Vanmorgen om 7 uur hebben de dames ontbijt geregeld. We eten eenvoudig brood met jam en krijgen koffie en jus de orange om het geheel weg te spoelen. Daarna bedanken we de dames hartelijk en gaan op stap. De zon komt al op. Het weer lijkt een mooie dag voor ons in petto te hebben. Al snel nadat we zijn gestart lopen we Saint-Leonard de Noblat binnen.
Het is een klein stadje aan de rivier de Vienne. We hoeven hier verder niks, dus we lopen er snel doorheen. Als we de rivier oversteken vallen ons wel de mooie bruggen op.

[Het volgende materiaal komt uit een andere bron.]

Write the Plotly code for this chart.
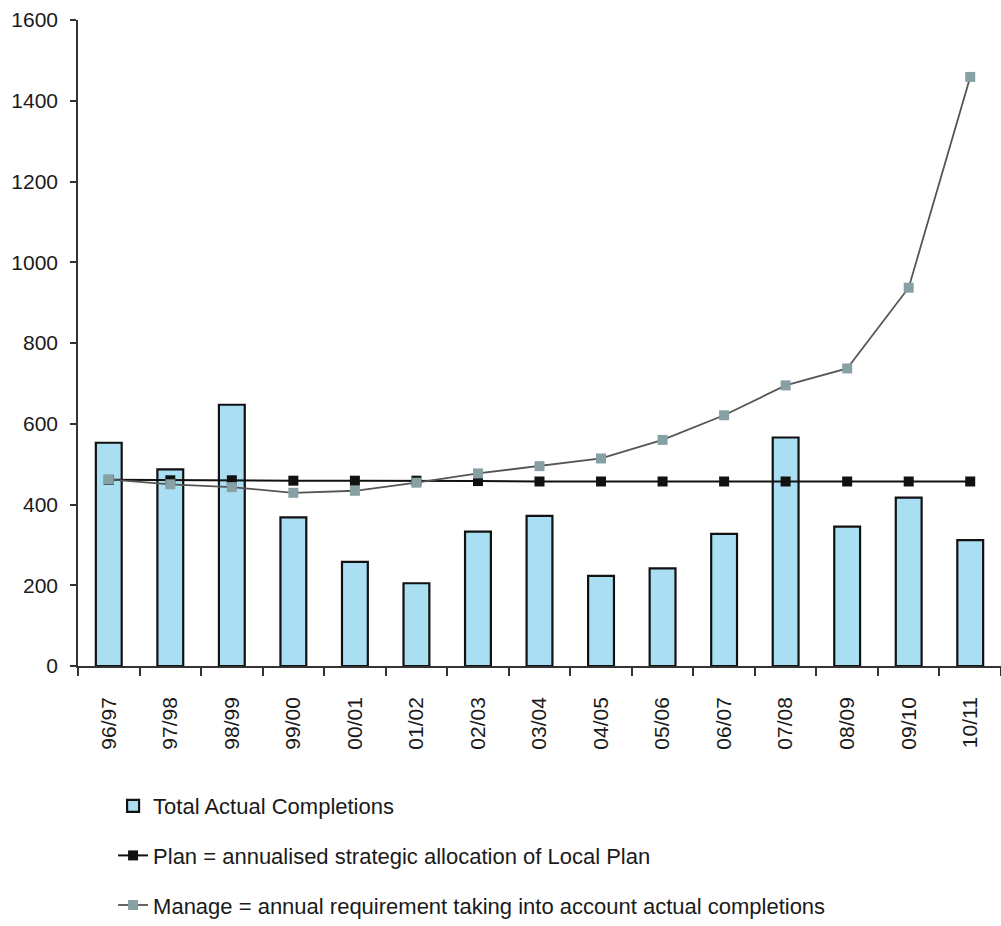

Hoe dichter we bij Limoges komen, hoe sneller de gehuchtjes en dorpjes zich opstapelen, tot de bebouwing compleet aaneengeschakeld is en je in Limoges bent. Als je langs de rivier de Vienne loopt is de kathedraal moeilijk te missen. Het gebouw staat op een heuvel en torent hoog boven de stad uit.
We overnachten bij de Soeurs de Saint François d’Assise. Deze zusters hebben een gebouw wat aan het plein voor de kathedraal staat. We hebben een kamer op de tweede verdieping en kijken uit over het plein.
We konden vandaag niet meteen naar binnen en moesten wachten tot half vijf. We hebben maar eens wat rondgekeken in de kathedraal en er een stempel voor onze stempelkaart opgehaald. De binnenstad lijkt gezellig, met veel restaurantjes en terrasjes. Achter de kathedraal heb je oom nog een botanische tuin met vijvers, waarin veel kleine visjes zwemmen.
Net nu ik aan het typen ben schrik ik me wild van de klokken die vanaf de kathedraal 10 uur slaan… Het klinkt nogal als je er zo dicht bij bent.